* **Extracted data**:
========================

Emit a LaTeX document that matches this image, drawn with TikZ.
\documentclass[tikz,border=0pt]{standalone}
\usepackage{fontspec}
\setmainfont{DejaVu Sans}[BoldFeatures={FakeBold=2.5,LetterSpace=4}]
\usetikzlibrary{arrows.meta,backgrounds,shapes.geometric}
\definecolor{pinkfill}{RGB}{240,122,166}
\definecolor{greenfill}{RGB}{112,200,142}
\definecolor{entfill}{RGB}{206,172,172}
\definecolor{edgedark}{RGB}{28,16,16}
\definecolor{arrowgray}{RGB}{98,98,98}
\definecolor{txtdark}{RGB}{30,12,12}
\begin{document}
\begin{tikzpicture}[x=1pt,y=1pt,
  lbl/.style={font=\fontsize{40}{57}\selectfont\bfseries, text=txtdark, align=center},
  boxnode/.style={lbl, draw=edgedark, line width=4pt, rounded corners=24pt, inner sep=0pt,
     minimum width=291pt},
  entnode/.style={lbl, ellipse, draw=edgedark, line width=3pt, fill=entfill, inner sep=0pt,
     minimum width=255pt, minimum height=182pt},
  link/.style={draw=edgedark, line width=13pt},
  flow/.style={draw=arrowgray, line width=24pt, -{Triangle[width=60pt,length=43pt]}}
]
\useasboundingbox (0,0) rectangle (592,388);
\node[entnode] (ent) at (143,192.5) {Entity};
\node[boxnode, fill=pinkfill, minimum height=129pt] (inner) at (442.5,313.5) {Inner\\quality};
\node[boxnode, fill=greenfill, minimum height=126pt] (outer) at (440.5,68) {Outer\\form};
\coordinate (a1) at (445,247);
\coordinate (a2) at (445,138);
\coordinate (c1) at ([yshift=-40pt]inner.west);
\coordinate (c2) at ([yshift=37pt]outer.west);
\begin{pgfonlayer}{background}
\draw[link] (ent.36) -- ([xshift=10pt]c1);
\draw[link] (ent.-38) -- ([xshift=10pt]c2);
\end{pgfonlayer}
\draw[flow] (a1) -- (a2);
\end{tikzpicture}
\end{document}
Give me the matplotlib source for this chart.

========================

* **Goal**:
Retype the material in full, character for character.

* **Task result**:
Emit a LaTeX document that matches this image, drawn with TikZ.
\documentclass[tikz,border=0pt]{standalone}
\usepackage{fontspec}
\setmainfont{DejaVu Sans}[BoldFeatures={FakeBold=2.5,LetterSpace=4}]
\usetikzlibrary{arrows.meta,backgrounds,shapes.geometric}
\definecolor{pinkfill}{RGB}{240,122,166}
\definecolor{greenfill}{RGB}{112,200,142}
\definecolor{entfill}{RGB}{206,172,172}
\definecolor{edgedark}{RGB}{28,16,16}
\definecolor{arrowgray}{RGB}{98,98,98}
\definecolor{txtdark}{RGB}{30,12,12}
\begin{document}
\begin{tikzpicture}[x=1pt,y=1pt,
  lbl/.style={font=\fontsize{40}{57}\selectfont\bfseries, text=txtdark, align=center},
  boxnode/.style={lbl, draw=edgedark, line width=4pt, rounded corners=24pt, inner sep=0pt,
     minimum width=291pt},
  entnode/.style={lbl, ellipse, draw=edgedark, line width=3pt, fill=entfill, inner sep=0pt,
     minimum width=255pt, minimum height=182pt},
  link/.style={draw=edgedark, line width=13pt},
  flow/.style={draw=arrowgray, line width=24pt, -{Triangle[width=60pt,length=43pt]}}
]
\useasboundingbox (0,0) rectangle (592,388);
\node[entnode] (ent) at (143,192.5) {Entity};
\node[boxnode, fill=pinkfill, minimum height=129pt] (inner) at (442.5,313.5) {Inner\\quality};
\node[boxnode, fill=greenfill, minimum height=126pt] (outer) at (440.5,68) {Outer\\form};
\coordinate (a1) at (445,247);
\coordinate (a2) at (445,138);
\coordinate (c1) at ([yshift=-40pt]inner.west);
\coordinate (c2) at ([yshift=37pt]outer.west);
\begin{pgfonlayer}{background}
\draw[link] (ent.36) -- ([xshift=10pt]c1);
\draw[link] (ent.-38) -- ([xshift=10pt]c2);
\end{pgfonlayer}
\draw[flow] (a1) -- (a2);
\end{tikzpicture}
\end{document}
Give me the matplotlib source for this chart.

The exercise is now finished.